Good luck and let us know your findings.
Vi hörs!
 
From page 86, Nippon Chemicon catalog E1001Q:

• Provide the following adequate clearance space over the
pressure relief vent of a capacitor to avoid blocking the
correct opening of the pressure relief vent.
 Case diameter  Clearance
φ8(6.3) toφ16mm: 2mm minimum
φ18 toφ35mm: 3mm minimum
φ40 mm and above: 5mm minimum

• Do not locate any wire or circuit pattern over the pressure
relief vent of a capacitor.

• If a capacitor is mounted with its pressure relief vent facing
down on the PC board, provide a ventilation hole in the
board beneath it to let gas escape when the vent opens.

The vent is usually on the top surface of the capacitor. Mounting the capacitor upside down blocks the top surface completely. If a fault causes the capacitor to vent, a violent explosion would be expected if the vent is blocked.
 
From page 86, Nippon Chemicon catalog E1001Q:

• Provide the following adequate clearance space over the
pressure relief vent of a capacitor to avoid blocking the
correct opening of the pressure relief vent.
 Case diameter  Clearance
φ8(6.3) toφ16mm: 2mm minimum
φ18 toφ35mm: 3mm minimum
φ40 mm and above: 5mm minimum

• Do not locate any wire or circuit pattern over the pressure
relief vent of a capacitor.

• If a capacitor is mounted with its pressure relief vent facing
down on the PC board, provide a ventilation hole in the
board beneath it to let gas escape when the vent opens.

The vent is usually on the top surface of the capacitor.
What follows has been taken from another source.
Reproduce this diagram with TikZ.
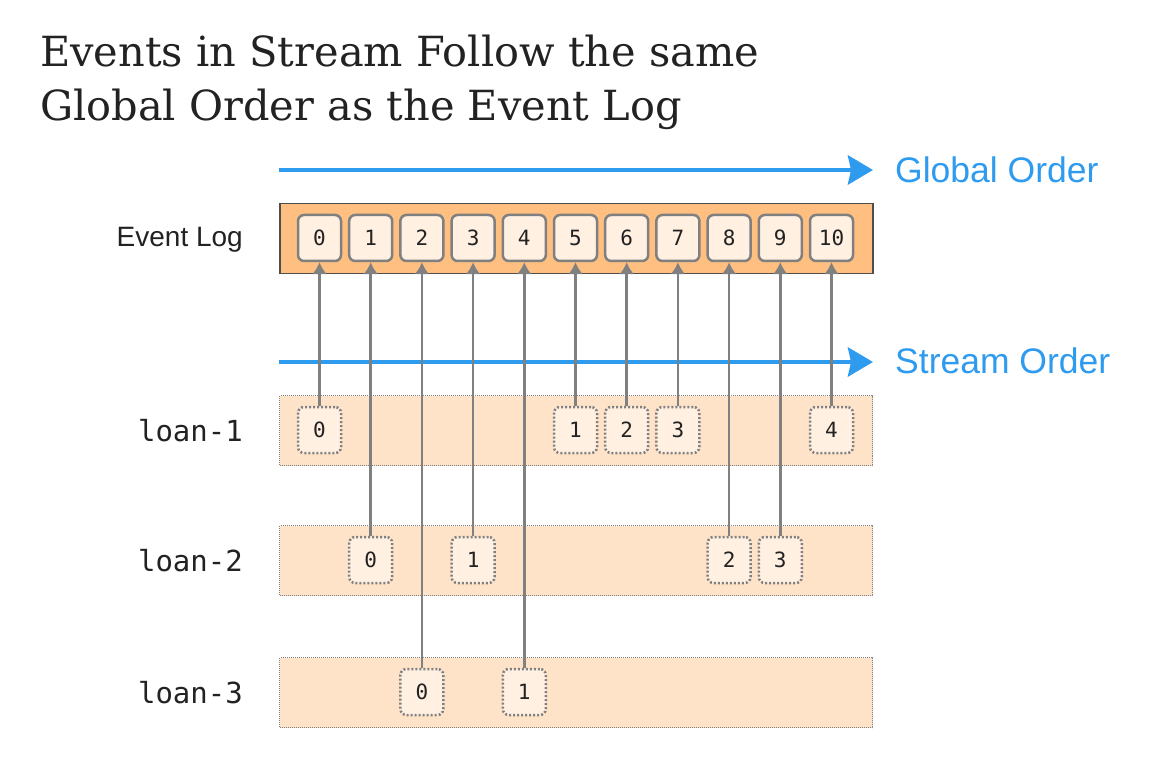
\documentclass[tikz,border=0pt]{standalone}
\usepackage{fontspec}
\usetikzlibrary{arrows.meta}
\setmainfont{Liberation Sans}
\newfontfamily\titlefont{DejaVu Serif}
\newfontfamily\monofont{DejaVu Sans Mono}
\definecolor{bordergray}{HTML}{808080}
\definecolor{cellfill}{HTML}{FFF0E2}
\definecolor{logfill}{HTML}{FFBF80}
\definecolor{bandfill}{HTML}{FEE3C8}
\definecolor{ordblue}{HTML}{2F9BEF}
\definecolor{txt}{HTML}{222222}
\tikzset{
  cell/.style={rectangle, rounded corners=6pt, draw=bordergray, line width=2.5pt, fill=cellfill,
    minimum width=43pt, minimum height=46pt, inner sep=0pt, text=txt,
    font=\monofont\fontsize{21}{21}\selectfont},
  scell/.style={cell, dash pattern=on 2pt off 2pt},
  band/.style={rectangle, fill=bandfill, draw=bordergray, line width=1pt, dash pattern=on 1pt off 1pt,
    minimum width=593pt, minimum height=70pt, inner sep=0pt, anchor=north west},
  logbox/.style={rectangle, fill=logfill, draw=txt!80, line width=1.5pt,
    minimum width=593pt, minimum height=70pt, inner sep=0pt, anchor=north west},
  link/.style={draw=bordergray, line width=2.5pt, -{Latex[length=12pt,width=15pt]}},
  ordarrow/.style={draw=ordblue, line width=4.5pt, -{Stealth[length=25pt,width=29pt,inset=3pt]}},
  ordlabel/.style={anchor=base west, text=ordblue, inner sep=0pt, font=\fontsize{35.5}{35.5}\selectfont},
  rowlabel/.style={anchor=base east, text=txt, inner sep=0pt, font=\monofont\fontsize{29}{29}\selectfont},
  titletext/.style={anchor=base west, text=txt, inner sep=0pt, font=\titlefont\fontsize{41.5}{41.5}\selectfont}
}
\begin{document}
\begin{tikzpicture}[x=1pt,y=-1pt]
\useasboundingbox (0,0) rectangle (1169,775);
% title
\node[titletext] (t1) at (40,67) {Events in Stream Follow the same};
\node[titletext] (t2) at (40,121) {Global Order as the Event Log};
% order arrows
\coordinate (g0) at (279,170);
\coordinate (g1) at (873,170);
\draw[ordarrow] (g0) -- (g1);
\node[ordlabel] (gl) at (895,183) {Global Order};
\coordinate (s0) at (279,362);
\coordinate (s1) at (873,362);
\draw[ordarrow] (s0) -- (s1);
\node[ordlabel] (sl) at (895,373) {Stream Order};
% event log
\node[anchor=base east, text=txt, inner sep=0pt, font=\fontsize{28}{28}\selectfont] (ell) at (243,247) {Event Log};
\node[logbox] (log) at (279,203) {};
\foreach \i in {0,...,10} {
  \node[cell] (c\i) at ({319.5+51.2*\i},238) {\i};
}
% bands
\node[band] (b1) at (279,395) {};
\node[band] (b2) at (279,525) {};
\node[band] (b3) at (279,657) {};
\node[rowlabel] (l1) at (243,441) {loan-1};
\node[rowlabel] (l2) at (243,571) {loan-2};
\node[rowlabel] (l3) at (243,703) {loan-3};
% stream events: name/col/label/row y
\foreach \n/\c/\t/\y in {a0/0/0/430, a1/5/1/430, a2/6/2/430, a3/7/3/430, a4/10/4/430,
                          e0/1/0/560, e1/3/1/560, e2/8/2/560, e3/9/3/560,
                          d0/2/0/692, d1/4/1/692} {
  \node[scell] (\n) at ({319.5+51.2*\c},\y) {\t};
  \draw[link] (\n.north) -- (c\c.south);
}
\end{tikzpicture}
\end{document}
Mounting the capacitor upside down blocks the top surface completely. If a fault causes the capacitor to vent, a violent explosion would be expected if the vent is blocked.
Thank you for advicing this.
It was something of my concern when I decided to make this changes. And I took the risk.
However I will follow the precautions you mentioned.
Thanks!
 
Isn’t the caps in 214: 25mm diameter and 216THX: 30mm? Have not got mine yet so can’t measure. Thx for all your answers.

I was thinking grinding down the traces to bare copper, drill new holes if needed and also use 1.5-2.5mm2 solid copper to make the traces a bit bigger where it matters at the same time. Good or bad idea?
 
Isn’t the caps in 214: 25mm diameter and 216THX: 30mm? Have not got mine yet so can’t measure. Thx for all your answers.
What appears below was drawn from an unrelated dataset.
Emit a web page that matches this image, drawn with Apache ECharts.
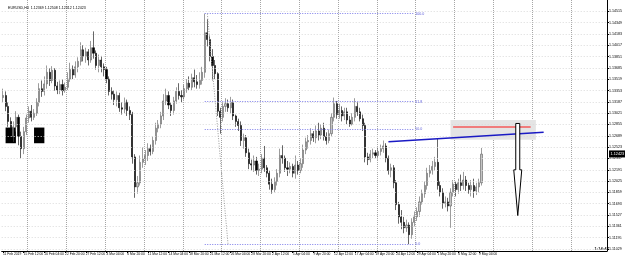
<!DOCTYPE html>
<html><head><meta charset="utf-8">
<script src="https://cdn.jsdelivr.net/npm/echarts@6/dist/echarts.min.js"></script>
<style>html,body{margin:0;padding:0;background:#fff}#c{width:625px;height:259px}</style>
</head><body><div id="c"></div>
<script>
const headerText = 'EURUSD,H4  1.12369 1.12508 1.12312 1.12423';
const dateLabels = ['11 Feb 2019','15 Feb 12:00','20 Feb 04:00','22 Feb 20:00','27 Feb 12:00','4 Mar 04:00','6 Mar 20:00','11 Mar 12:00','14 Mar 04:00','18 Mar 20:00','21 Mar 12:00','26 Mar 04:00','28 Mar 20:00','2 Apr 12:00','5 Apr 04:00','9 Apr 20:00','12 Apr 12:00','17 Apr 04:00','19 Apr 20:00','24 Apr 12:00','29 Apr 04:00','1 May 20:00','6 May 12:00','9 May 04:00'];
const priceTicks = [1.11029,1.11195,1.11361,1.11527,1.11693,1.11859,1.12025,1.12191,1.12357,1.12523,1.12689,1.12855,1.13021,1.13187,1.13353,1.13519,1.13685,1.13851,1.14017,1.14183,1.14349,1.14515];
// [open, close, low, high]
const ohlc = [
[1.1325,1.1328,1.1318,1.1338],[1.1328,1.1312,1.1305,1.1334],[1.1312,1.1290,1.1282,1.1318],[1.1290,1.1268,1.1262,1.1296],
[1.1268,1.1282,1.1260,1.1290],[1.1282,1.1296,1.1275,1.1305],[1.1296,1.1268,1.1255,1.1300],[1.1268,1.1250,1.1236,1.1275],
[1.1250,1.1275,1.1242,1.1282],[1.1275,1.1295,1.1270,1.1300],[1.1295,1.1305,1.1288,1.1312],[1.1305,1.1296,1.1290,1.1314],
[1.1296,1.1302,1.1292,1.1308],[1.1302,1.1318,1.1298,1.1324],[1.1318,1.1338,1.1312,1.1346],[1.1338,1.1334,1.1326,1.1350],
[1.1334,1.1345,1.1328,1.1356],[1.1345,1.1362,1.1338,1.1372],[1.1362,1.1350,1.1342,1.1368],[1.1350,1.1365,1.1346,1.1371],
[1.1365,1.1342,1.1335,1.1368],[1.1342,1.1336,1.1330,1.1348],[1.1336,1.1344,1.1330,1.1350],[1.1344,1.1335,1.1328,1.1352],
[1.1335,1.1340,1.1332,1.1347],[1.1340,1.1352,1.1336,1.1362],[1.1352,1.1366,1.1348,1.1376],[1.1366,1.1358,1.1352,1.1372],
[1.1358,1.1370,1.1354,1.1378],[1.1370,1.1378,1.1362,1.1384],[1.1378,1.1395,1.1372,1.1406],[1.1395,1.1385,1.1378,1.1402],
[1.1385,1.1392,1.1376,1.1398],[1.1392,1.1380,1.1372,1.1396],[1.1380,1.1398,1.1376,1.1408],[1.1398,1.1390,1.1382,1.1422],
[1.1390,1.1372,1.1366,1.1394],[1.1372,1.1380,1.1362,1.1388],[1.1380,1.1370,1.1362,1.1386],[1.1370,1.1366,1.1356,1.1375],
[1.1366,1.1352,1.1346,1.1370],[1.1352,1.1334,1.1328,1.1356],[1.1334,1.1330,1.1322,1.1340],[1.1330,1.1322,1.1314,1.1336],
[1.1322,1.1328,1.1312,1.1334],[1.1328,1.1310,1.1304,1.1332],[1.1310,1.1308,1.1300,1.1318],[1.1308,1.1318,1.1302,1.1325],
[1.1318,1.1306,1.1298,1.1322],[1.1306,1.1300,1.1292,1.1312],[1.1300,1.1238,1.1228,1.1304],[1.1238,1.1194,1.1178,1.1242],
[1.1194,1.1200,1.1184,1.1210],[1.1200,1.1230,1.1196,1.1240],[1.1230,1.1235,1.1222,1.1252],[1.1235,1.1240,1.1226,1.1248],
[1.1240,1.1250,1.1232,1.1258],[1.1250,1.1246,1.1240,1.1256],[1.1246,1.1262,1.1242,1.1268],[1.1262,1.1280,1.1256,1.1288],
[1.1280,1.1286,1.1274,1.1292],[1.1286,1.1298,1.1280,1.1304],[1.1298,1.1320,1.1292,1.1330],[1.1320,1.1328,1.1314,1.1338],
[1.1328,1.1314,1.1308,1.1334],[1.1314,1.1306,1.1298,1.1318],[1.1306,1.1320,1.1300,1.1326],[1.1320,1.1334,1.1316,1.1340],
[1.1334,1.1328,1.1322,1.1346],[1.1328,1.1326,1.1318,1.1336],[1.1326,1.1338,1.1322,1.1344],[1.1338,1.1346,1.1332,1.1352],
[1.1346,1.1340,1.1336,1.1356],[1.1340,1.1354,1.1336,1.1360],[1.1354,1.1348,1.1340,1.1366],[1.1348,1.1344,1.1338,1.1358],
[1.1344,1.1350,1.1338,1.1362],[1.1350,1.1362,1.1344,1.1370],[1.1362,1.1420,1.1354,1.1448],[1.1420,1.1410,1.1400,1.1440],
[1.1410,1.1385,1.1378,1.1416],[1.1385,1.1372,1.1350,1.1396],[1.1372,1.1360,1.1352,1.1380],[1.1360,1.1305,1.1298,1.1362],
[1.1305,1.1296,1.1272,1.1310],[1.1296,1.1312,1.1290,1.1318],[1.1312,1.1316,1.1304,1.1324],[1.1316,1.1310,1.1304,1.1322],
[1.1310,1.1318,1.1302,1.1326],[1.1318,1.1298,1.1292,1.1322],[1.1298,1.1290,1.1282,1.1300],[1.1290,1.1284,1.1276,1.1294],
[1.1284,1.1262,1.1254,1.1290],[1.1262,1.1266,1.1250,1.1272],[1.1266,1.1244,1.1238,1.1270],[1.1244,1.1228,1.1220,1.1250],
[1.1228,1.1226,1.1218,1.1234],[1.1226,1.1232,1.1216,1.1240],[1.1232,1.1218,1.1212,1.1238],[1.1218,1.1220,1.1210,1.1228],
[1.1220,1.1236,1.1214,1.1242],[1.1236,1.1222,1.1216,1.1254],[1.1222,1.1214,1.1208,1.1226],[1.1214,1.1198,1.1190,1.1218],
[1.1198,1.1190,1.1184,1.1206],[1.1190,1.1202,1.1186,1.1208],[1.1202,1.1214,1.1196,1.1220],[1.1214,1.1240,1.1208,1.1250],
[1.1240,1.1236,1.1228,1.1255],[1.1236,1.1222,1.1216,1.1240],[1.1222,1.1220,1.1210,1.1232],[1.1220,1.1224,1.1214,1.1230],
[1.1224,1.1214,1.1208,1.1228],[1.1214,1.1226,1.1206,1.1240],[1.1226,1.1218,1.1212,1.1232],[1.1218,1.1228,1.1214,1.1236],
[1.1228,1.1248,1.1222,1.1256],[1.1248,1.1260,1.1242,1.1266],[1.1260,1.1262,1.1250,1.1270],[1.1262,1.1272,1.1256,1.1280],
[1.1272,1.1266,1.1260,1.1276],[1.1266,1.1276,1.1258,1.1284],[1.1276,1.1270,1.1262,1.1288],[1.1270,1.1280,1.1264,1.1286],
[1.1280,1.1268,1.1262,1.1288],[1.1268,1.1262,1.1256,1.1274],[1.1262,1.1272,1.1258,1.1278],[1.1272,1.1296,1.1268,1.1302],
[1.1296,1.1316,1.1290,1.1325],[1.1316,1.1300,1.1294,1.1320],[1.1300,1.1306,1.1294,1.1316],[1.1306,1.1298,1.1290,1.1312],
[1.1298,1.1304,1.1292,1.1310],[1.1304,1.1292,1.1286,1.1310],[1.1292,1.1286,1.1282,1.1298],[1.1286,1.1296,1.1284,1.1302],
[1.1296,1.1312,1.1290,1.1324],[1.1312,1.1304,1.1298,1.1318],[1.1304,1.1294,1.1290,1.1310],[1.1294,1.1284,1.1276,1.1300],
[1.1284,1.1238,1.1230,1.1288],[1.1238,1.1234,1.1226,1.1244],[1.1234,1.1242,1.1230,1.1248],[1.1242,1.1244,1.1236,1.1250],
[1.1244,1.1240,1.1236,1.1248],[1.1240,1.1246,1.1234,1.1252],[1.1246,1.1250,1.1240,1.1256],[1.1250,1.1254,1.1244,1.1262],
[1.1254,1.1236,1.1230,1.1258],[1.1236,1.1218,1.1212,1.1240],[1.1218,1.1222,1.1208,1.1228],[1.1222,1.1200,1.1192,1.1226],
[1.1200,1.1168,1.1160,1.1204],[1.1168,1.1150,1.1140,1.1172],[1.1150,1.1142,1.1132,1.1160],[1.1142,1.1134,1.1126,1.1150],
[1.1134,1.1138,1.1128,1.1146],[1.1138,1.1124,1.1110,1.1142],[1.1124,1.1142,1.1118,1.1148],[1.1142,1.1150,1.1136,1.1158],
[1.1150,1.1158,1.1144,1.1164],[1.1158,1.1172,1.1150,1.1180],[1.1172,1.1184,1.1168,1.1190],[1.1184,1.1196,1.1178,1.1202],
[1.1196,1.1214,1.1190,1.1222],[1.1214,1.1218,1.1208,1.1226],[1.1218,1.1224,1.1212,1.1232],[1.1224,1.1230,1.1218,1.1238],
[1.1230,1.1196,1.1190,1.1265],[1.1196,1.1186,1.1180,1.1202],[1.1186,1.1170,1.1162,1.1192],[1.1170,1.1172,1.1164,1.1180],
[1.1172,1.1166,1.1158,1.1178],[1.1166,1.1186,1.1134,1.1192],[1.1186,1.1198,1.1180,1.1204],[1.1198,1.1190,1.1180,1.1202],
[1.1190,1.1200,1.1184,1.1206],[1.1200,1.1196,1.1188,1.1212],[1.1196,1.1204,1.1190,1.1216],[1.1204,1.1196,1.1188,1.1210],
[1.1196,1.1190,1.1184,1.1200],[1.1190,1.1196,1.1180,1.1204],[1.1196,1.1188,1.1178,1.1206],[1.1188,1.1194,1.1182,1.1200],
[1.1194,1.1200,1.1186,1.1206],[1.1200,1.1242,1.1196,1.1251]
];
const totalSlots = 234;
const fibPrices = [1.1448, 1.1319, 1.1279, 1.1110];
const fibNames = ['100.0', '61.8', '50.0', '0.0'];
const fibSpan = [78, 159];
const fibDiagonal = [[79, 1.1448], [87, 1.1110]];
const trendLine = [[149, 1.1260], [209, 1.1274]];
const zoneBox = [[173, 1.1292], [206, 1.1263]];
const redLine = [[174, 1.1282], [204, 1.1282]];
const arrowData = [[199, 1.1287, 1.1219, 1.1152]];
const blackBoxes = [[[1, 1.1281], [5, 1.1258]], [[12, 1.1281], [16, 1.1258]]];
const currentPrice = 1.12423;
const timerText = '1:14:47';

const FONT = '"Liberation Sans", Arial, sans-serif';
const cats = Array.from({length: totalSlots}, (_, i) => (i % 8 === 0 && dateLabels[i / 8]) ? dateLabels[i / 8] : '#' + i);

const chart = echarts.init(document.getElementById('c'), null, {renderer: 'canvas', width: 625, height: 259});

const fibLines = fibPrices.map((p, k) => [
  {coord: [fibSpan[0], p], lineStyle: {color: '#7b7be8', type: [1, 1.5], width: 1},
   label: {show: true, position: 'end', formatter: fibNames[k], fontSize: 3.6, color: '#5a5ad8', distance: 1, fontFamily: FONT}},
  {coord: [fibSpan[1], p]}
]);

const option = {
  animation: false,
  backgroundColor: '#ffffff',
  textStyle: {fontFamily: FONT},
  title: {text: headerText, left: 3, top: 1, textStyle: {fontSize: 3.6, fontWeight: 'normal', color: '#000', fontFamily: FONT}},
  grid: {left: 0, right: 15, top: 0, bottom: 8},
  xAxis: {
    type: 'category', data: cats, boundaryGap: true,
    axisLine: {lineStyle: {color: '#000', width: 1}},
    axisTick: {show: true, interval: idx => idx % 8 === 0 && idx < dateLabels.length * 8, alignWithLabel: true, length: 2, lineStyle: {color: '#000'}},
    axisLabel: {interval: 7, align: 'left', fontSize: 3.3, color: '#000', margin: 2, fontFamily: FONT,
      formatter: v => v.charAt(0) === '#' ? '' : v},
    splitLine: {show: true, interval: idx => idx % 15 === 10, lineStyle: {color: '#a6a6a6', type: [1, 1], width: 1}}
  },
  yAxis: {
    type: 'value', position: 'right', min: 1.1100, max: 1.1468,
    axisLine: {show: true, lineStyle: {color: '#000'}},
    axisTick: {show: true, length: 2, customValues: priceTicks, lineStyle: {color: '#000'}},
    axisLabel: {customValues: priceTicks, fontSize: 3.6, color: '#000', margin: 2, fontFamily: FONT, formatter: v => v.toFixed(5)},
    splitLine: {show: false}
  },
  graphic: [{type: 'text', right: 16, bottom: 8, style: {text: timerText, fontSize: 4.2, fontWeight: 'bold', fill: '#222', fontFamily: FONT}}],
  series: [
    {
      type: 'line', data: [], z: 1, silent: true,
      markLine: {silent: true, precision: 6, symbol: ['none', 'none'], animation: false, label: {show: false},
        lineStyle: {color: '#dadada', type: [1, 2], width: 1},
        data: [
          ...priceTicks.map(v => ({yAxis: v})),
          {yAxis: currentPrice, lineStyle: {color: 'rgba(0,0,0,0)', width: 0.1},
           label: {show: true, position: 'end', formatter: currentPrice.toFixed(5), backgroundColor: '#000', color: '#fff',
             fontSize: 3.8, padding: [1.5, 1.5], distance: 2, fontFamily: FONT}}
        ]}
    },
    {
      type: 'candlestick', data: ohlc, z: 3, barWidth: 1.6,
      itemStyle: {color: '#c4c4c4', color0: '#000000', borderColor: '#5a5a5a', borderColor0: '#000000', borderWidth: 0.6},
      markArea: {silent: true, animation: false,
        data: [
          [{coord: zoneBox[0], itemStyle: {color: '#e4e4e4'}}, {coord: zoneBox[1]}],
          ...blackBoxes.map(b => [{coord: b[0], itemStyle: {color: '#000000'}}, {coord: b[1]}])
        ]},
      markLine: {silent: true, precision: 6, symbol: ['none', 'none'], animation: false, label: {show: false},
        data: [
          ...fibLines,
          [{coord: fibDiagonal[0], lineStyle: {color: '#9a9a9a', type: [1, 1.5], width: 1}}, {coord: fibDiagonal[1]}],
          [{coord: trendLine[0], lineStyle: {color: '#1a1ac4', type: 'solid', width: 1.5}}, {coord: trendLine[1]}],
          [{coord: redLine[0], lineStyle: {color: '#f07c7c', type: 'solid', width: 2}}, {coord: redLine[1]}]
        ]}
    },
    {
      type: 'custom', data: arrowData, z: 6, silent: true,
      encode: {x: 0, y: [1, 2, 3]},
      renderItem: (params, api) => {
        const i = api.value(0);
        const a = api.coord([i, api.value(1)]);
        const n = api.coord([i, api.value(2)]);
        const t = api.coord([i, api.value(3)]);
        const x = a[0];
        return {type: 'polygon', shape: {points: [[x - 2, a[1]], [x + 2, a[1]], [x + 2, n[1]], [x + 4, n[1]], [x, t[1]], [x - 4, n[1]], [x - 2, n[1]]]},
          style: {fill: '#ffffff', stroke: '#000000', lineWidth: 1}};
      }
    }
  ]
};
chart.setOption(option);
</script>
</body></html>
I was thinking grinding down the traces to bare copper, drill new holes if needed and also use 1.5-2.5mm2 solid copper to make the traces a bit bigger where it matters at the same time. Good or bad idea?

I don't know the size of the caps on 214 THX however I have measure the ones I still have and they are 25 mm diameter. On pictures of 214 THX found online, caps seems to be smaller diameter maybe 20 mm ?.
I think if you are careful, with the traces, you will make it.